Inspiration 700 million people in Sub-Saharan Africa lack basic sanitation. Remote Indigenous communities in northern Canada pay ten times the urban electricity price just to run diesel generators. Wastewater treatment—something we take for granted—consumes 3% of all electricity on Earth and releases 342 million tonnes of CO₂ annually. That's equal to the entire carbon footprint of France.

But here's what struck us: the organic "waste" in that water isn't waste at all. It holds enough chemical energy to power itself. Microbial Fuel Cells—devices where bacteria eat pollution and produce electricity—could turn wastewater from a climate problem into a climate solution. We wanted to build a tool that lets anyone design these systems without expensive software or months of lab work, so this technology reaches the communities that need it most.

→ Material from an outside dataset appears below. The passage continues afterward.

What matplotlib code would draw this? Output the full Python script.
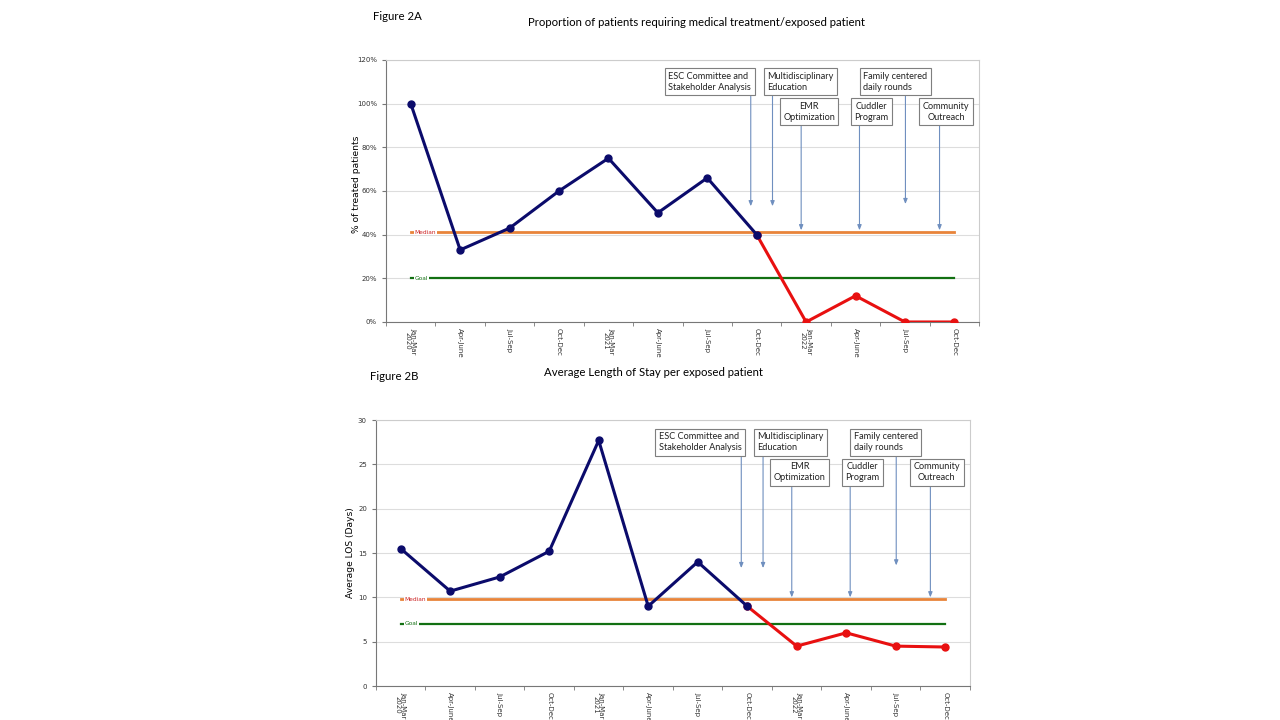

What we learned The science surprised us. Bacteria can transfer electrons directly through their cell membranes to an electrode. No chemicals added, no moving parts. Just biology doing what it does best. We read 7 published research papers and discovered that everything is connected: the type of bacteria, the electrode material, the membrane size, and the nutrient concentration—change one thing and the whole system shifts. We also learned that more bacteria doesn't always mean more power. Past a certain density, nutrients run out and cells start dying. Our simulator captures all of these real-world dynamics.

What matters most is what this means for people. For a rural community of 500, our model shows MFCs could avoid 24 tonnes of CO₂ per year and save $32,000 in treatment costs—money that stays in the community instead of being spent on diesel fuel and chemical treatment.

How we built it We built a web app that anyone can open in a browser—no installation, no license fees, no coding required. You pick your materials, set your geometry, choose a bacterial species, and click "Run." In 30 seconds, you get interactive charts showing voltage, power, substrate depletion, and CO₂ savings.

Behind the scenes, we wrote 8 Python modules covering everything from the electrochemistry to community impact. We added a CO₂ calculator that compares MFC treatment against conventional systems, a cost calculator with full lifecycle analysis and payback periods, and a community impact tool with pre-built scenarios for Indigenous communities, African villages, Indian towns, and university campuses. Every number maps back to a published paper. The simulator also exports directly to COMSOL—professional engineering software—so researchers can take our rapid screening results and refine them with detailed 3D modeling.

Our project directly supports four UN Sustainable Development Goals: SDG 6 (Clean Water and Sanitation) by treating wastewater and removing 99% of organic pollution, SDG 7 (Affordable and Clean Energy) by generating electricity from waste, SDG 11 (Sustainable Cities and Communities) by enabling decentralized treatment for underserved areas, and SDG 13 (Climate Action) by avoiding tonnes of CO₂ that conventional treatment would release.

Challenges we faced The hardest challenge wasn't technical—it was making the science honest. Early in development, our simulator showed zero voltage and zero power. It took hours to trace the problem to a single line of code where the wrong cross-sectional area was being used, making the internal resistance twenty times too high. We fixed it, but it taught us something important: a simulator that gives wrong answers is worse than no simulator at all. Every parameter had to be traceable to a real paper, every equation validated against experimental data, and every assumption stated clearly.

We also had to confront what MFCs can't do. They produce milliwatts, not kilowatts. They won't replace a power grid. Being honest about this in our pitch felt risky, but we believe the real value is in what MFCs do differently: they treat water passively, with no energy input, while producing a small but meaningful amount of electricity as a bonus. The climate impact comes primarily from eliminating the massive energy cost of conventional aeration—and that impact is real, measurable, and significant. Next we will integrate more python modules and make our system. more robust and close to present literature.